Atopic Dermatitis in US Adults: From Population to Health Care Utilization

Document Type

Journal Article

Publication Date



Journal of Allergy and Clinical Immunology: In Practice








Access; Atopic dermatitis; Disparities; Eczema; Emergency department; Hospitalization; Outpatient; Severity; Urgent care; Utilization


© 2019 American Academy of Allergy, Asthma & Immunology Background: Little is known about the predictors of health care utilization among US adults with atopic dermatitis (AD).
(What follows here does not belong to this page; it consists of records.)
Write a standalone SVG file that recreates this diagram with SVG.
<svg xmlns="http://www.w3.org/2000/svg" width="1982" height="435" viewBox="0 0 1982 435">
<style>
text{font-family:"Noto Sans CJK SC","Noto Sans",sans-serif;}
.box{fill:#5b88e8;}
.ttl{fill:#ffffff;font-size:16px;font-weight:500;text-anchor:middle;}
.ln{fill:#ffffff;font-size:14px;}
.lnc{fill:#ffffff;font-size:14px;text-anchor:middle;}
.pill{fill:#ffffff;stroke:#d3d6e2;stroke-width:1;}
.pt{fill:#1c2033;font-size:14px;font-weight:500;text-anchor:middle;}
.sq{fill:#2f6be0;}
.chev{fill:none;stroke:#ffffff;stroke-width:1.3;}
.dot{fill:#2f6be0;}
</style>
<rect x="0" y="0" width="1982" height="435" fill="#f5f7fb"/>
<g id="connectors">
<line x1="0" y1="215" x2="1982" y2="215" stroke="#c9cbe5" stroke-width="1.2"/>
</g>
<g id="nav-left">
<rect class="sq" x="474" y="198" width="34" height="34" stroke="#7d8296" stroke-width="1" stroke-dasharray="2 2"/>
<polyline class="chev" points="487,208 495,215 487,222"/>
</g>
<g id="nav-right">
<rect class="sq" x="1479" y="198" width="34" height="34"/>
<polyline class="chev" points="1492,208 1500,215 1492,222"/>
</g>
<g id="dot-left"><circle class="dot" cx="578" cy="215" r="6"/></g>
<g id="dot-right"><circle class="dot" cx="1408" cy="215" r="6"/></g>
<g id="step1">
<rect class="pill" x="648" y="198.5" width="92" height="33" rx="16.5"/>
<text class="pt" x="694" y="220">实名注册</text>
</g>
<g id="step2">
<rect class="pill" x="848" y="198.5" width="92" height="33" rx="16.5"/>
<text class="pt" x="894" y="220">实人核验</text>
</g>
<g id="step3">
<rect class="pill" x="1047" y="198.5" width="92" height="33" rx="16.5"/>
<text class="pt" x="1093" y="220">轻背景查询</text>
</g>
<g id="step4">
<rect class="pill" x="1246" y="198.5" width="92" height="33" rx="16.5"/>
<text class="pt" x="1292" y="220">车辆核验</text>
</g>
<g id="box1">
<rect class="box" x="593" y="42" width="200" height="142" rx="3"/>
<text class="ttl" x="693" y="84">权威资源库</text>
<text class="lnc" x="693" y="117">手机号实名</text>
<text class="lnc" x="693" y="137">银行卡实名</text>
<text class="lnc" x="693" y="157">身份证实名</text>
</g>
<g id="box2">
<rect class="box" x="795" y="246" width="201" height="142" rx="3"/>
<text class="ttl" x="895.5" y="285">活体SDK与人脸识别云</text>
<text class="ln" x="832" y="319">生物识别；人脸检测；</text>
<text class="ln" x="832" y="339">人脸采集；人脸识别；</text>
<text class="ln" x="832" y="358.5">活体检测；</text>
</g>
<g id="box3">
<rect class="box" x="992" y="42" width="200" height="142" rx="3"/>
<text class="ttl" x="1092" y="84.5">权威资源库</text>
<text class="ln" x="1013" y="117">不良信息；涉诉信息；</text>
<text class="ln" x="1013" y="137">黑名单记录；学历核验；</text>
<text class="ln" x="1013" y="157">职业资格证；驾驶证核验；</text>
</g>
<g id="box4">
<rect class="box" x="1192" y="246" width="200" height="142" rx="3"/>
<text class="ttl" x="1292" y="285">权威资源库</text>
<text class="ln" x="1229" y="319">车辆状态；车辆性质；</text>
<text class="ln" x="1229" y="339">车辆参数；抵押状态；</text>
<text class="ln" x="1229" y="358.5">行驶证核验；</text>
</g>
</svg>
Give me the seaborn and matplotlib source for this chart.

Objective: To determine the proportion and predictors of utilization in outpatient, urgent care, emergency department (ED), and hospital settings in US adults with AD. Methods: A cross-sectional, population-based study of 3495 adults was performed. AD was determined using modified United Kingdom Working Party criteria. AD severity was assessed using the Patient-Oriented Eczema Measure (POEM), the Patient-Oriented Scoring AD (PO-SCORAD), and the Numeric Rating Scale (NRS)-itch. Weighted frequency and prevalence (95% CIs) of utilization were determined. Results: Overall, 10.42% (95% CI, 8.55%-12.28%; weighted frequency, 25,844,871) reported a diagnosis of AD or eczema, 7.39% (95% CI, 5.81%-8.97%; weighted frequency, 18,324,869) met United Kingdom Working Party criteria, and 3.56% (95% CI, 2.40%-4.72%; weighted frequency, 8,830,095) met both. A total of 31.8% (2,711,690) had a severe score for POEM, PO-SCORAD, and/or NRS-itch, with 4.0% (337,586) having severe scores for all 3. Outpatient utilization for AD was low for mild disease (29.3%-34.7%) and increased by severity (moderate: 36.2%-49.8%; severe: 50.6%-86.6%). Timeliness of appointments, expenses, and insurance coverage were also predictors of outpatient utilization. Severe POEM, PO-SCORAD, and/or NRS-itch were associated with being uninsured, not having full prescription coverage, AD prescriptions being denied by insurers, and costs of AD medications being problematic. One in 10 adults with AD had 1 or more urgent care, ED, or hospital visit in the past year. Urgent care or ED visits were significantly more common among blacks and Hispanics, those with lower household income, those with lower education level, and those with AD prescriptions being denied by the insurance company. Conclusions: Adults with AD had low rates of outpatient and high rates of urgent care, ED, and hospital visits. The major predictor of outpatient utilization for AD care was AD severity. Racial/ethnic, socioeconomic, and/or health care disparities reduce outpatient utilization and increase urgent care, ED, and hospital utilization.